1. Kia's five hours of Adriana Lima, an extension of its Super Bowl advertising, "Sandman," when a guy gets an overdose of sleep dust and has a racetrack dream complete with Mötley Crüe. Meanwhile, in social, there were literally five hours of slow-motion visuals of supermodel Lima waving a checkered flag. "You have an immediate instinct to share it," said Knight.

2. Triscuit Toppers Tantrum. "Here's a brand that when we think of them ,we don't think of them as funny." In fact, you don't think of them much at all. "They were trying to make it more human." The digital effort played on the notion that Triscuits taste great by themselves, with a link on Facebook where you could enter a complaint for a box of Triscuits.
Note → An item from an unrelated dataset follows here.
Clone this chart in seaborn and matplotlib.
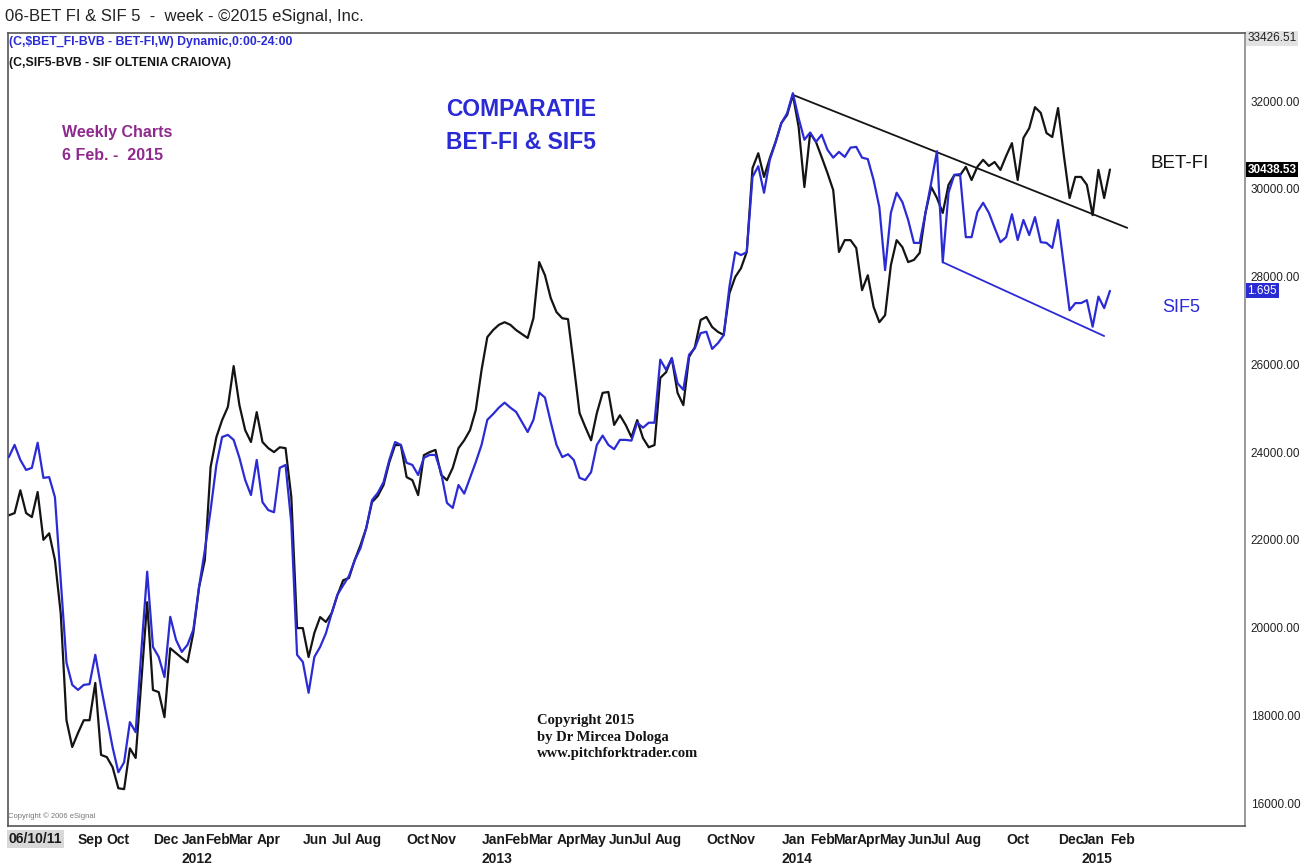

The company gave away 100,000 boxes. "And there was a huge uptick for the brand." 

3. The third was Lexus Hybrid -- which was not done, in this case, by Team One, but by Saatchi in Italy, in which the excitement of a Lexus hybrid sedan was demonstrated with video measuring people’s heart rates before hot laps in the hybrid -- and after. Knight notes that this ad could not be aired in the U.S. -- at least not officially, but that it garnered huge engagement numbers.

4. Wieden + Kennedy's James Bond-esque video narrative of a cool guy who can do it all, most recently involving a tie-in with the new James Bond "SkyFall" film.